Amidst this mix, creative traditions are one way that the communities of the coast “talk” about who they are. In the crucible of the modern fishing industry, for instance, people who work together forge an array of hard-won customs: techniques for “hanging gear,” methods of preparing salmon cheeks, convictions about good luck. “Never, ever bring a banana onboard a fishing boat,” warns Florence’s Amber Novelli (if you’ve got a banana on board you won’t catch anything). Such traditions function partly as a running commentary about what defines a group, a place, or its history. It’s a commentary that takes place not just within groups, as it does among fishers, but also between them. In Newport, it’s not uncommon for scientists and fishers to meet over beers, trading jokes and points of view about their shared workplace on the Pacific Ocean. Sara Skamser designs, ties, and modifies nets for clients on both sides of that pub table. On a slow day, she might also improvise a quick rope hanger for a tourist who wanders into her shop with a glass float.
Lots of traditions “root” people in this part of the coast, but being rooted means something different in each case. When Highway 101 travelers pull over at Karl Kowalski’s chainsaw carving workshop in Seal Rock, they enter a personal museum.
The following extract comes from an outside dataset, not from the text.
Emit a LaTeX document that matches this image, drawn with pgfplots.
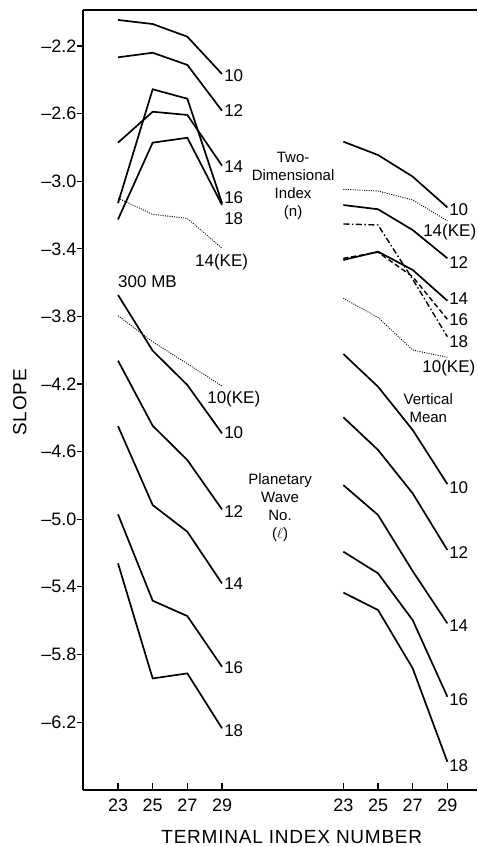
\documentclass[border=0pt]{standalone}
\usepackage{fontspec}
\setmainfont{Liberation Sans}
\newfontfamily\widefont[LetterSpace=4]{Liberation Sans}
\usepackage{pgfplots}
\pgfplotsset{compat=1.18}
\tikzset{
  lab/.style={anchor=west, inner sep=0pt, font=\fontsize{17bp}{19bp}\selectfont},
  ann/.style={anchor=center, inner sep=0pt, align=center, font=\fontsize{15bp}{18bp}\selectfont},
  sol/.style={black, line width=1.7bp},
  kee/.style={black, line width=0.9bp, dash pattern=on 1bp off 1.3bp},
  dsh/.style={black, line width=1.4bp, dash pattern=on 5bp off 3bp},
  dsd/.style={black, line width=1.4bp, dash pattern=on 6bp off 2.5bp on 1.5bp off 2.5bp},
}
\begin{document}
\begin{tikzpicture}
\begin{axis}[name=ax, scale only axis, width=394bp, height=780bp,
  xmin=20.98, xmax=43.71, ymin=-6.602, ymax=-1.987,
  axis x line*=bottom, axis y line*=left,
  axis line style={-, line width=1.3bp},
  xtick={23,25,27,29,36,38,40,42},
  xticklabels={23,25,27,29,23,25,27,29},
  ytick={-2.2,-2.6,-3.0,-3.4,-3.8,-4.2,-4.6,-5.0,-5.4,-5.8,-6.2},
  yticklabels={--2.2,--2.6,--3.0,--3.4,--3.8,--4.2,--4.6,--5.0,--5.4,--5.8,--6.2},
  tick align=inside, major tick length=7bp,
  tick style={black, line width=1.1bp},
  ytick style={xshift=-6bp},
  ticklabel style={font=\fontsize{18bp}{20bp}\selectfont},
  yticklabel style={xshift=-3bp},
  xticklabel style={yshift=-5bp},
  xlabel={TERMINAL INDEX NUMBER},
  ylabel={SLOPE},
  label style={font=\widefont\fontsize{19bp}{21bp}\selectfont},
  xlabel style={at={(axis description cs:0.530,-0.0603)}, anchor=center},
  ylabel style={at={(axis description cs:-0.16,0.497)}, anchor=center},
  clip=false]
\draw[line width=1.3bp] (rel axis cs:0,1) -- (rel axis cs:1,1);
% ---- 300 MB, two-dimensional index
\addplot[sol] coordinates {(23,-2.046) (25,-2.070) (27,-2.145) (29,-2.366)};
\addplot[sol] coordinates {(23,-2.267) (25,-2.240) (27,-2.312) (29,-2.583)};
\addplot[sol] coordinates {(23,-2.772) (25,-2.589) (27,-2.608) (29,-2.908)};
\addplot[sol] coordinates {(23,-3.13) (25,-2.456) (27,-2.512) (29,-3.130)};
\addplot[sol] coordinates {(23,-3.226) (25,-2.772) (27,-2.743) (29,-3.140)};
\addplot[kee] coordinates {(23,-3.10) (25,-3.196) (27,-3.220) (29,-3.397)};
% ---- 300 MB, planetary wave number
\addplot[kee] coordinates {(23,-3.796) (25,-3.95) (27,-4.08) (29,-4.212)};
\addplot[sol] coordinates {(23,-3.673) (25,-4.003) (27,-4.206) (29,-4.492)};
\addplot[sol] coordinates {(23,-4.062) (25,-4.447) (27,-4.650) (29,-4.942)};
\addplot[sol] coordinates {(23,-4.449) (25,-4.916) (27,-5.074) (29,-5.380)};
\addplot[sol] coordinates {(23,-4.971) (25,-5.482) (27,-5.573) (29,-5.873)};
\addplot[sol] coordinates {(23,-5.261) (25,-5.942) (27,-5.912) (29,-6.237)};
% ---- vertical mean, two-dimensional index (x+13)
\addplot[sol] coordinates {(36,-2.766) (38,-2.845) (40,-2.973) (42,-3.155)};
\addplot[kee] coordinates {(36,-3.048) (38,-3.058) (40,-3.111) (42,-3.234)};
\addplot[sol] coordinates {(36,-3.141) (38,-3.166) (40,-3.289) (42,-3.456)};
\addplot[sol] coordinates {(36,-3.466) (38,-3.417) (40,-3.525) (42,-3.707)};
\addplot[dsh] coordinates {(36,-3.456) (38,-3.42) (40,-3.565) (42,-3.817)};
\addplot[dsd] coordinates {(36,-3.253) (38,-3.259) (40,-3.58) (42,-3.92)};
% ---- vertical mean, planetary wave number
\addplot[kee] coordinates {(36,-3.693) (38,-3.806) (40,-3.999) (42,-4.042)};
\addplot[sol] coordinates {(36,-4.022) (38,-4.216) (40,-4.472) (42,-4.792)};
\addplot[sol] coordinates {(36,-4.397) (38,-4.590) (40,-4.847) (42,-5.182)};
\addplot[sol] coordinates {(36,-4.798) (38,-4.975) (40,-5.307) (42,-5.616)};
\addplot[sol] coordinates {(36,-5.192) (38,-5.320) (40,-5.597) (42,-6.050)};
\addplot[sol] coordinates {(36,-5.434) (38,-5.537) (40,-5.882) (42,-6.435)};
% ---- labels, left
\node[lab] at (axis cs:29.12,-2.378) {10};
\node[lab] at (axis cs:29.12,-2.585) {12};
\node[lab] at (axis cs:29.12,-2.916) {14};
\node[lab] at (axis cs:29.12,-3.099) {16};
\node[lab] at (axis cs:29.12,-3.224) {18};
\node[lab] at (axis cs:27.44,-3.478) {14(KE)};
\node[lab] at (axis cs:23.0,-3.596) {300 MB};
\node[lab] at (axis cs:28.14,-4.289) {10(KE)};
\node[lab] at (axis cs:29.12,-4.49) {10};
\node[lab] at (axis cs:29.12,-4.957) {12};
\node[lab] at (axis cs:29.12,-5.383) {14};
\node[lab] at (axis cs:29.12,-5.879) {16};
\node[lab] at (axis cs:29.12,-6.253) {18};
% ---- labels, right
\node[lab] at (axis cs:42.1,-3.170) {10};
\node[lab] at (axis cs:40.6,-3.30) {14(KE)};
\node[lab] at (axis cs:42.1,-3.481) {12};
\node[lab] at (axis cs:42.1,-3.697) {14};
\node[lab] at (axis cs:42.1,-3.821) {16};
\node[lab] at (axis cs:42.1,-3.95) {18};
\node[lab] at (axis cs:40.55,-4.105) {10(KE)};
\node[lab] at (axis cs:42.1,-4.815) {10};
\node[lab] at (axis cs:42.1,-5.20) {12};
\node[lab] at (axis cs:42.1,-5.632) {14};
\node[lab] at (axis cs:42.1,-6.07) {16};
\node[lab] at (axis cs:42.1,-6.46) {18};
% ---- annotations
\node[ann] at (axis cs:33.1,-3.028) {Two-\\Dimensional\\Index\\(n)};
\node[ann] at (axis cs:40.9,-4.342) {Vertical\\Mean};
\node[ann] at (axis cs:32.35,-4.934) {Planetary\\Wave\\No.\\($\ell$)};
\end{axis}
\pgfresetboundingbox
\path[use as bounding box] ([xshift=-83bp,yshift=-57bp]ax.south west) rectangle ([xshift=1bp,yshift=10bp]ax.north east);
\end{tikzpicture}
\end{document}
Karl displays not just the work he has for sale but also carvings and memorabilia from a previous era. He inherited these artifacts from his father, who first established the property as Sea Gulch—a sculpture garden and roadside attraction. The items in Karl’s space reflect an attitude about belonging and tell a bigger story about his place in the life of a family, a town, and a region.
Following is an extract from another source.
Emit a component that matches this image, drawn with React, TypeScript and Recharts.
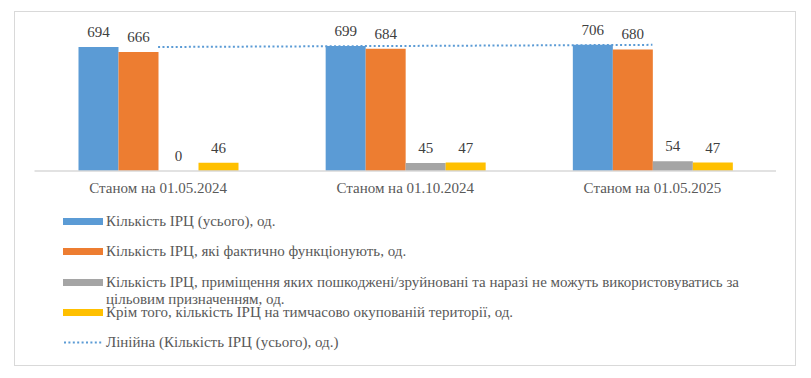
import React from 'react';
import { ComposedChart, Bar, Line, XAxis, YAxis, LabelList } from 'recharts';

// Стан мережі ІРЦ на три дати
const categories = ['Станом на 01.05.2024', 'Станом на 01.10.2024', 'Станом на 01.05.2025'];
const totalCount = [694, 699, 706];
const workingCount = [666, 684, 680];
const damagedCount = [0, 45, 54];
const occupiedCount = [46, 47, 47];
// лінійний тренд загальної кількості
const totalTrend = [693.7, 699.7, 705.7];

const seriesNames = [
  'Кількість ІРЦ (усього), од.',
  'Кількість ІРЦ, які фактично функціонують, од.',
  'Кількість ІРЦ, приміщення яких пошкоджені/зруйновані та наразі не можуть використовуватись за цільовим призначенням, од.',
  'Крім того, кількість ІРЦ на тимчасово окупованій території, од.',
];
const trendName = 'Лінійна (Кількість ІРЦ (усього), од.)';
const seriesColors = ['#5B9BD5', '#ED7D31', '#A5A5A5', '#FFC000'];
const seriesKeys = ['total', 'working', 'damaged', 'occupied'];

const FONT = "'Liberation Serif', serif";

const data = categories.map((name, i) => ({
  name,
  total: totalCount[i],
  working: workingCount[i],
  damaged: damagedCount[i],
  occupied: occupiedCount[i],
  trend: totalTrend[i],
}));

// підпис значення над стовпчиком (показує й нульові значення)
function ValueLabel(props: any) {
  const { x, y, width, height, value } = props;
  if (value == null) return null;
  const top = Math.min(Number(y), Number(y) + Number(height));
  return (
    <text
      x={Number(x) + Number(width) / 2}
      y={top - 10}
      textAnchor="middle"
      fill="#404040"
      fontSize={15}
      fontFamily={FONT}
    >
      {value}
    </text>
  );
}

function ChartLegend() {
  return (
    <div style={{ position: 'absolute', left: 63, top: 213, fontFamily: FONT, fontSize: 15, color: '#595959' }}>
      {seriesNames.map((label, i) => (
        <div key={label} style={{ display: 'flex', alignItems: 'flex-start', height: 30.3 }}>
          <div style={{ width: 40, height: 7, marginTop: 5, background: seriesColors[i], flexShrink: 0 }} />
          <div style={{ marginLeft: 3, lineHeight: '17px', width: 665, whiteSpace: 'normal' }}>{label}</div>
        </div>
      ))}
      <div style={{ display: 'flex', alignItems: 'flex-start', height: 30.3 }}>
        <svg width={40} height={17} style={{ flexShrink: 0 }}>
          <line x1={1} y1={8.5} x2={40} y2={8.5} stroke="#5B9BD5" strokeWidth={2} strokeDasharray="2 2.4" />
        </svg>
        <div style={{ marginLeft: 3, lineHeight: '17px' }}>{trendName}</div>
      </div>
    </div>
  );
}

export default function App() {
  return (
    <div style={{ position: 'absolute', left: 0, top: 0, width: 811, height: 378, background: '#fff' }}>
      <div
        style={{
          position: 'absolute',
          left: 14,
          top: 11,
          width: 780,
          height: 353,
          border: '1.5px solid #d9d9d9',
        }}
      />
      <div style={{ position: 'absolute', left: 0, top: 0 }}>
        <ComposedChart
          width={811}
          height={210}
          data={data}
          margin={{ top: 28, right: 35, bottom: 0, left: 34.5 }}
          barGap={0}
          barSize={40}
        >
          <XAxis
            dataKey="name"
            axisLine={{ stroke: '#d9d9d9', strokeWidth: 1.5 }}
            tickLine={false}
            height={39}
            tickMargin={5}
            tick={{ fill: '#595959', fontSize: 15, fontFamily: FONT }}
          />
          <YAxis hide domain={[0, 800]} />
          {seriesKeys.map((key, i) => (
            <Bar
              key={key}
              dataKey={key}
              name={seriesNames[i]}
              fill={seriesColors[i]}
              minPointSize={0.01}
              isAnimationActive={false}
            >
              <LabelList dataKey={key} content={<ValueLabel />} />
            </Bar>
          ))}
          <Line
            dataKey="trend"
            name={trendName}
            type="linear"
            stroke="#5B9BD5"
            strokeWidth={2}
            strokeDasharray="2 2.4"
            dot={false}
            activeDot={false}
            isAnimationActive={false}
          />
        </ComposedChart>
      </div>
      <ChartLegend />
    </div>
  );
}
Northeast of Newport on Government Hill in Siletz, the Confederated Tribes of Siletz Indians hosts its annual Nesika Illahee Pow-Wow.
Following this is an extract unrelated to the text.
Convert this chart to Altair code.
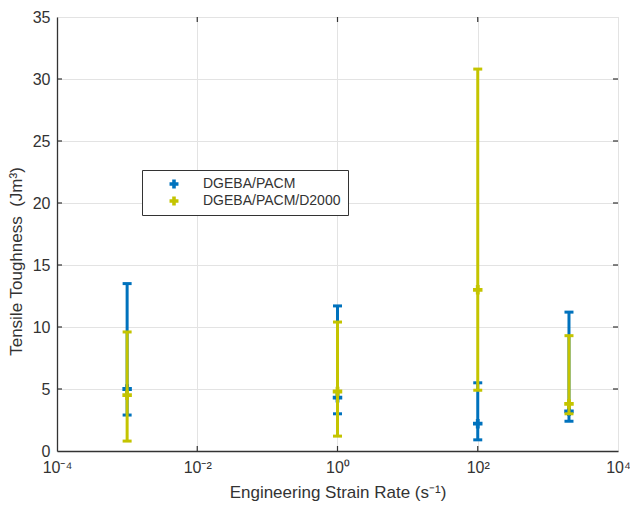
import altair as alt
import pandas as pd

# data
rates = [1e-3, 1.0, 100.0, 2000.0]
series_names = ["DGEBA/PACM", "DGEBA/PACM/D2000"]
blue_mean = [5.0, 4.3, 2.2, 3.2]
blue_low = [2.9, 3.0, 0.9, 2.4]
blue_high = [13.5, 11.7, 5.5, 11.2]
yel_mean = [4.5, 4.8, 13.0, 3.8]
yel_low = [0.8, 1.2, 4.9, 3.0]
yel_high = [9.6, 10.4, 30.8, 9.3]
colors = ["#0072BD", "#C4C400"]

x_ticks = [1e-4, 1e-2, 1.0, 1e2, 1e4]
x_inner_ticks = [1e-2, 1.0, 1e2]
y_ticks = [0, 5, 10, 15, 20, 25, 30, 35]
y_inner_ticks = [5, 10, 15, 20, 25, 30]

W, H = 561, 434
FONT = "Liberation Sans"
TXT = "#333333"
AX = "#333333"

def frame(mean, low, high, name):
    return pd.DataFrame({"rate": rates, "val": mean, "low": low, "high": high, "series": name})

df_b = frame(blue_mean, blue_low, blue_high, series_names[0])
df_y = frame(yel_mean, yel_low, yel_high, series_names[1])

label_expr = ("datum.value == 1e-4 ? '10⁻⁴' : datum.value == 1e-2 ? '10⁻²' : "
              "datum.value == 1 ? '10⁰' : datum.value == 100 ? '10²' : '10⁴'")

x_scale = alt.Scale(type="log", domain=[1e-4, 1e4], nice=False)
y_scale = alt.Scale(domain=[0, 35], nice=False, zero=True)

x_enc = alt.X("rate:Q", scale=x_scale,
              axis=alt.Axis(values=x_ticks, labelExpr=label_expr, title="Engineering Strain Rate (s⁻¹)",
                            ticks=False, grid=True, gridColor="#e3e3e3", labelPadding=8,
                            labelFontSize=16, titleFontSize=17, titlePadding=9,
                            labelFont=FONT, titleFont=FONT, labelColor=TXT, titleColor=TXT,
                            titleFontWeight="normal", domainColor=AX, domainWidth=1.3,
                            labelFlush=False))
y_enc = alt.Y("val:Q", scale=y_scale,
              axis=alt.Axis(values=y_ticks, title="Tensile Toughness\u00a0\u00a0(Jm³)", ticks=False,
                            grid=True, gridColor="#e3e3e3", labelPadding=7, labelFontSize=16,
                            titleFontSize=17, titlePadding=7, titleY=244, labelFont=FONT, titleFont=FONT,
                            labelColor=TXT, titleColor=TXT, titleFontWeight="normal",
                            domainColor=AX, domainWidth=1.3, labelFlush=False))

color_enc = alt.Color("series:N", scale=alt.Scale(domain=series_names, range=colors),
                      legend=alt.Legend(title=None, orient="none", legendX=85, legendY=153,
                                        symbolType="cross", symbolSize=80, symbolStrokeWidth=0,
                                        labelFont=FONT, labelFontSize=14, labelColor=TXT,
                                        padding=7, symbolOffset=18, labelOffset=22,
                                        strokeColor="#333333", fillColor="white",
                                        rowPadding=3))

def series_layers(df, col):
    base = alt.Chart(df)
    rule = base.mark_rule(strokeWidth=3, color=col, opacity=1).encode(
        x=x_enc, y=alt.Y("low:Q", scale=y_scale), y2="high:Q")
    cap_lo = base.mark_tick(orient="horizontal", size=9, thickness=3, color=col, opacity=1).encode(
        x=alt.X("rate:Q", scale=x_scale), y=alt.Y("low:Q", scale=y_scale))
    cap_hi = base.mark_tick(orient="horizontal", size=9, thickness=3, color=col, opacity=1).encode(
        x=alt.X("rate:Q", scale=x_scale), y=alt.Y("high:Q", scale=y_scale))
    pt = base.mark_point(shape="cross", filled=True, size=90, opacity=1, strokeWidth=0).encode(
        x=alt.X("rate:Q", scale=x_scale), y=y_enc, color=color_enc)
    return [rule, cap_lo, cap_hi, pt]

# inward ticks on the box
yt = pd.DataFrame({"val": y_inner_ticks})
xt = pd.DataFrame({"rate": x_inner_ticks})
tick_style = dict(color=AX, strokeWidth=1.2)
yl = alt.Chart(yt).mark_rule(**tick_style).encode(y=alt.Y("val:Q", scale=y_scale), x=alt.value(0), x2=alt.value(5))
yr = alt.Chart(yt).mark_rule(**tick_style).encode(y=alt.Y("val:Q", scale=y_scale), x=alt.value(W - 5), x2=alt.value(W))
xb = alt.Chart(xt).mark_rule(**tick_style).encode(x=alt.X("rate:Q", scale=x_scale), y=alt.value(H), y2=alt.value(H - 5))
xtp = alt.Chart(xt).mark_rule(**tick_style).encode(x=alt.X("rate:Q", scale=x_scale), y=alt.value(0), y2=alt.value(5))

chart = alt.layer(
    *series_layers(df_b, colors[0]),
    *series_layers(df_y, colors[1]),
    yl, yr, xb, xtp,
).properties(
    width=W, height=H,
    autosize=alt.AutoSizeParams(type="none"),
    padding={"left": 57, "top": 17, "right": 12, "bottom": 60},
).configure_view(stroke=AX, strokeWidth=1.3).configure(background="white")

chart.save("out.html", embed_options={"renderer": "svg", "actions": False})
On the lawn at the center of the Pow-Wow grounds, dancers from numerous tribes don regalia and compete for prize money. One event, the Women’s Basketcap Special, showcases an iconic form of Siletz material culture–traditional hats woven from natural materials. For the Siletz and other indigenous people of the region, cultural traditions like the Pow-Wow take on significance against a long history and display resilience over colonization and its legacies.
Across Oregon coastal communities, people also adapt cultural traditions to respond to contemporary concerns, especially ecological ones. At the Women’s Expression Session on Agate Beach, two surfers dress as sea fowl and perform an original rap about beach stewardship. In the thick of the parade that opens the Nesika Illahee Pow-Wow, participants carry signs that protest mismanagement of a sewage spill on the Siletz River. And at Foulweather Trawl in Newport, “trawl techs” apply their tying skills to make nets “fish cleaner” with the addition of modifications that minimize “bycatch”—those fish that fishers don’t intend to catch. Whether it’s surfing, fishing, or regalia-making, longstanding cultural forms have an intimate connection to the natural environment. Such creative traditions also function to defend that environment.
Joe O’Connell has ten years of public folklore experience spanning studies of vernacular music, laborlore, and material culture. He completed an MA in Folklore at the University of Oregon in 2009, and fieldwork on the Oregon Coast marks his second collaboration with the OFN, this time in Lincoln and Clatsop counties, the coastal section of Lane County, and with the Confederated Tribes of Siletz Indians. Along with Josephine McRobbie, Joe is a 2019 American Folklife Center Archie Green Fellow. O’Connell and McRobbie have been conducting oral histories with midwives and other birth workers across the state of North Carolina. Joe is also an active folk-rock music recording artist, making music under the band name Elephant Micah. He lives in Durham, North Carolina.